Suffolk priest’s year-long arctic adventure in Inuit community

A Suffolk priest is settling back into life in the UK – after spending a year living in an Inuit community in the arctic.

The Revd Enid Pow, the new priest in charge of the Four Rivers Benefice in Suffolk, spent last year in the Community of Kuujjuaq, the largest Innuit community in the Nunavik region of Quebec, Canada, having lived in Canada for the last ten years.

“I was the mission priest in the Community of Kuujjuaq and my congregation were 99% Inuit,” she said. “They spoke their native language, Inuktitut, so my services were done with a translator. It’s such a different environment, the nights are very long and dark there, so you have to adjust psychologically to it.”

The Revd Enid Pow said sadly the community in Kuujjuaq were still suffering the disastrous effects of actions taken by the Canadian government last century, where families were forcibly moved and resettled.

“They are traditionally a nomadic, hunter-gatherer society but were forced into settlements in the 60s and 70s,” she said. “The Royal Mounted Police had tried to disrupt their way of life by killing all their sled dogs. Inuit children were taken from their families to boarding schools, with many not returning to their home communities for years. It has been catastrophic to their community, as they have lost a generation of parenting skills and families. They have never really recovered from it.”

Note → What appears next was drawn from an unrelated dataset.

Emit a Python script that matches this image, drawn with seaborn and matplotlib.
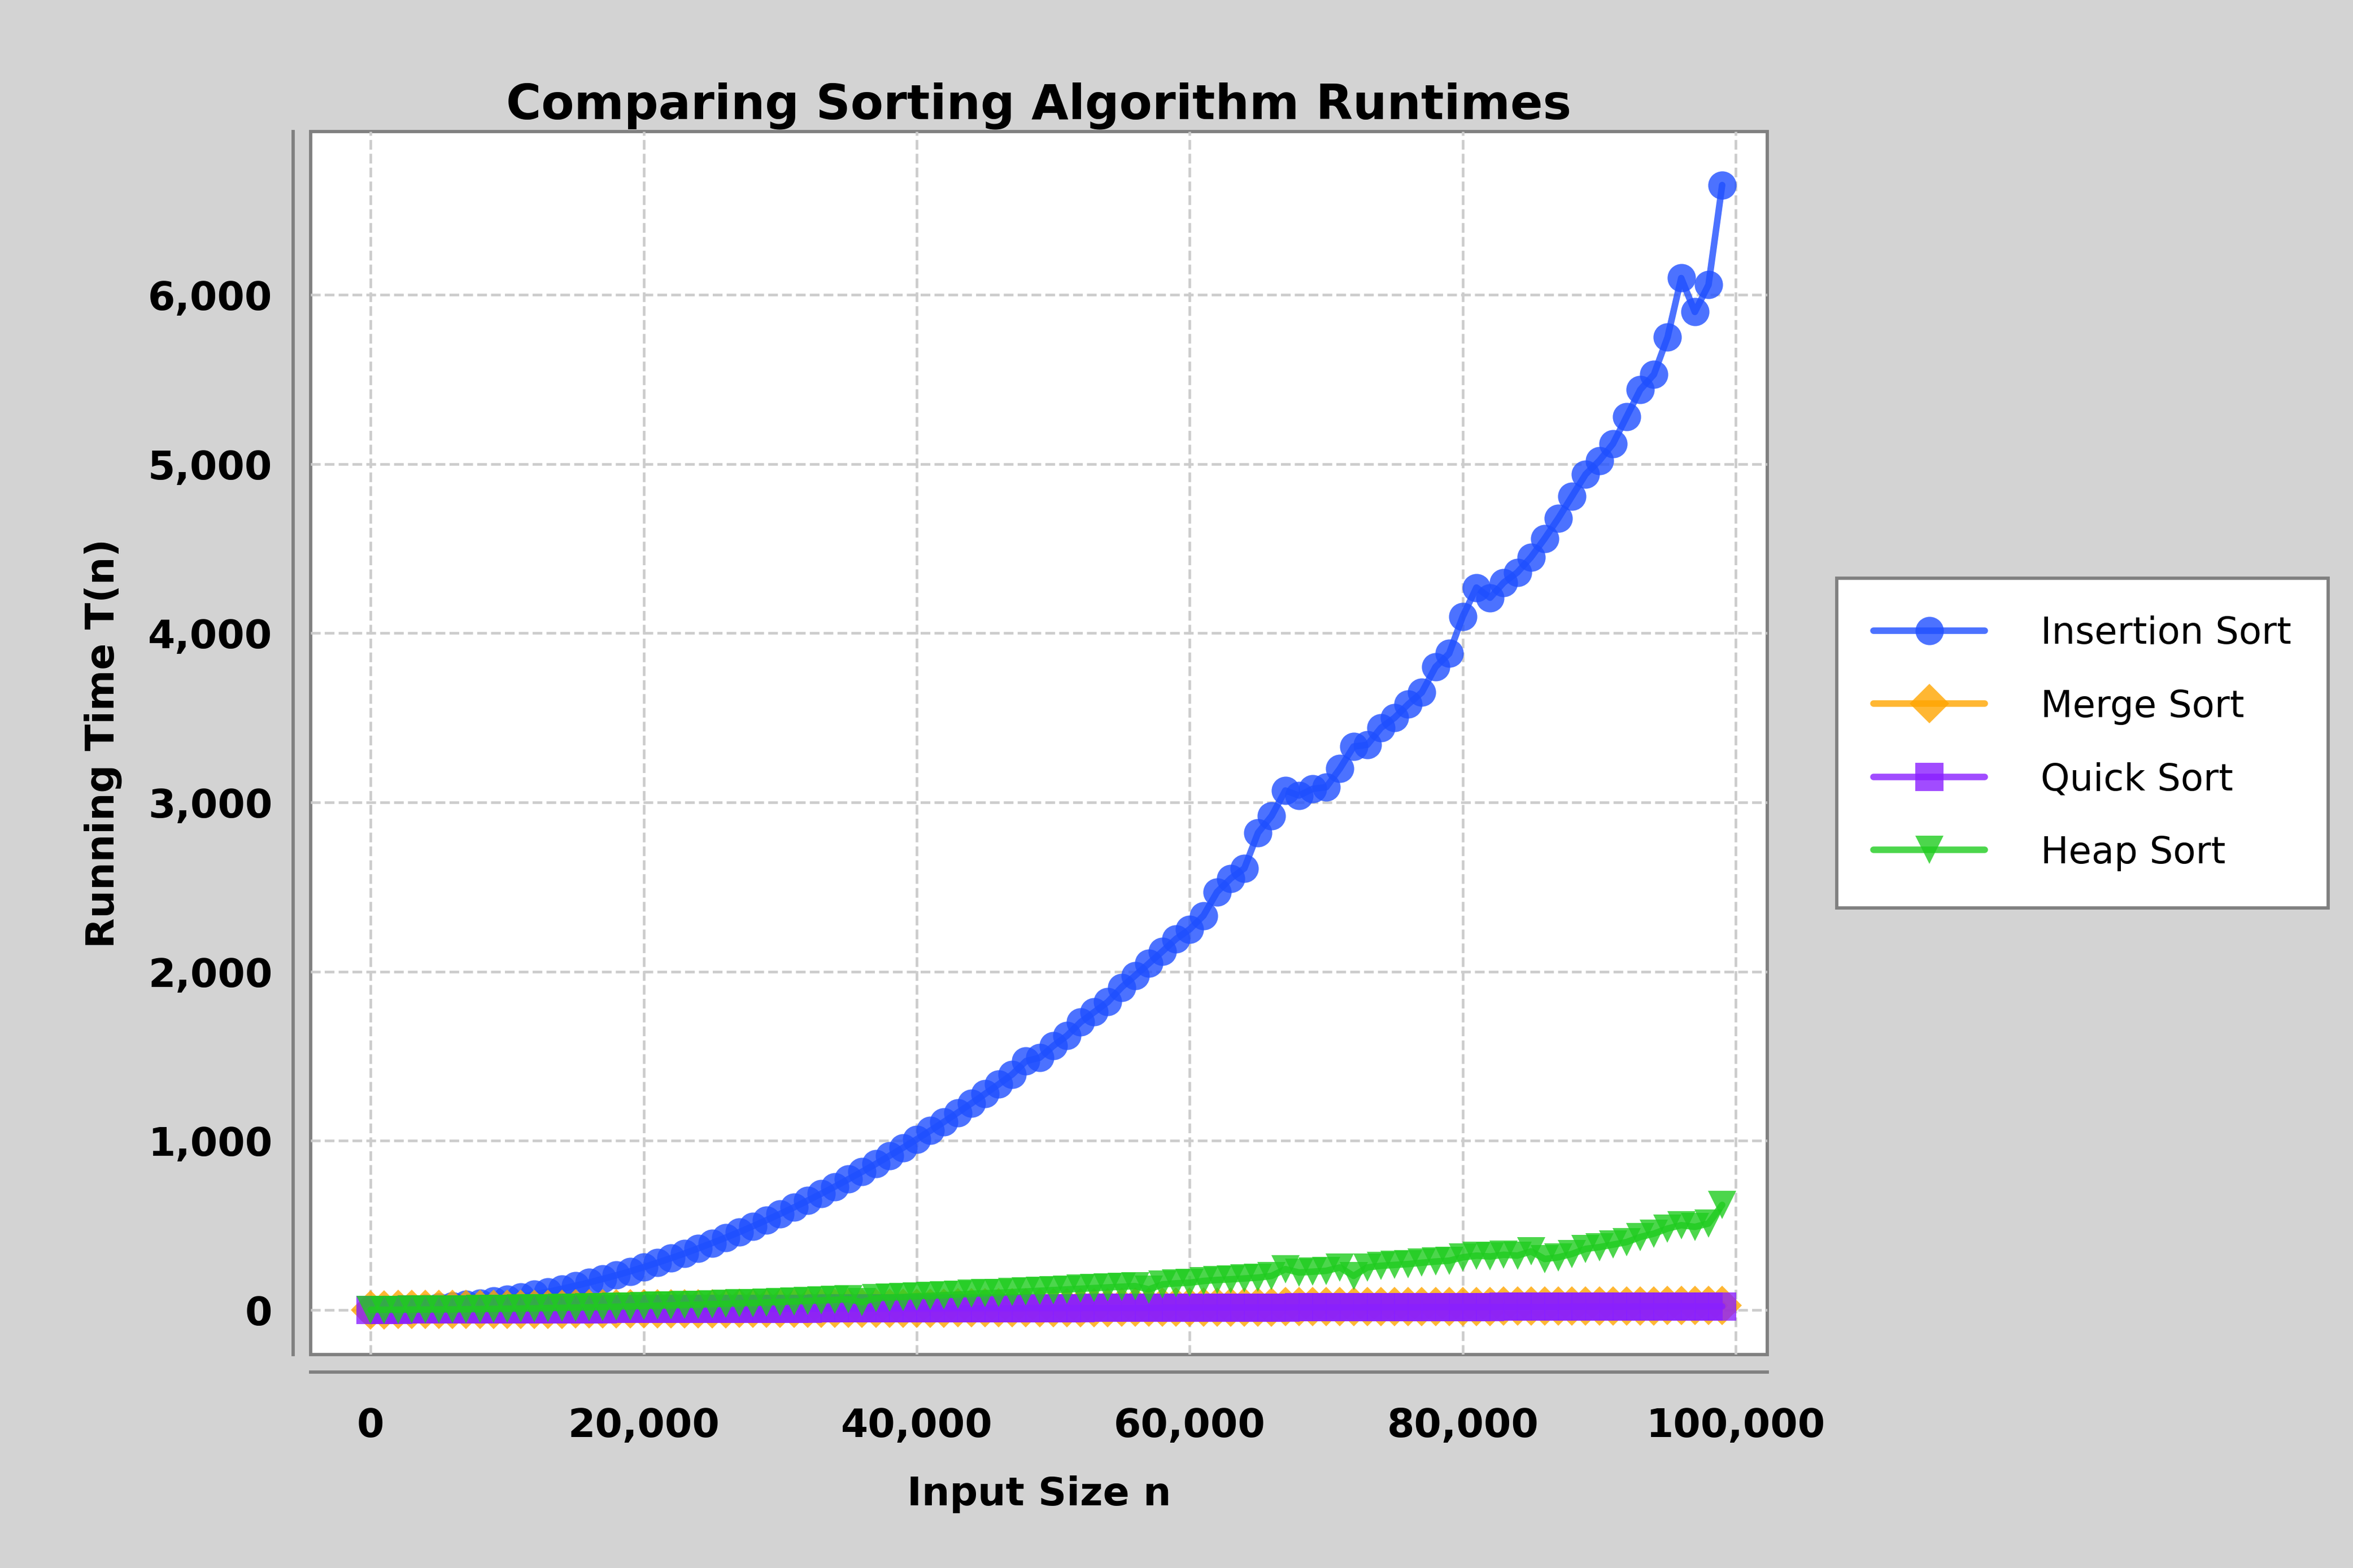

Despite the historic trauma the community has faced, Enid said they were among the most generous people she has ever met.

“They are simply lovely people,” she said. “They really take you to their hearts, they are caring, protective and extremely generous. It really was a great honour to have been part of their community.”

Enid was welcomed to the Four Rivers Benefice - which oversees churches in Bedfield, Brundish, Cratfield, Laxfield, Monk Soham, Tannington and Wilby – in a special service in February earlier this year.

“I’m new to Suffolk and really love it here – it’s a very pretty part of the world,” she said. “My father was in the RAF so I have lived all over the place – I’ve had quite a nomadic life. The people have been really lovely and supportive here, it’s a very friendly place to live. I think what I will bring from my time living with the Inuit is how they value listening. Most first nations people are very respectful and listen in absolute silence when someone is speaking. I think that’s what I will bring back from my time with them, the importance of carefully listening to people and considering what they have to say.”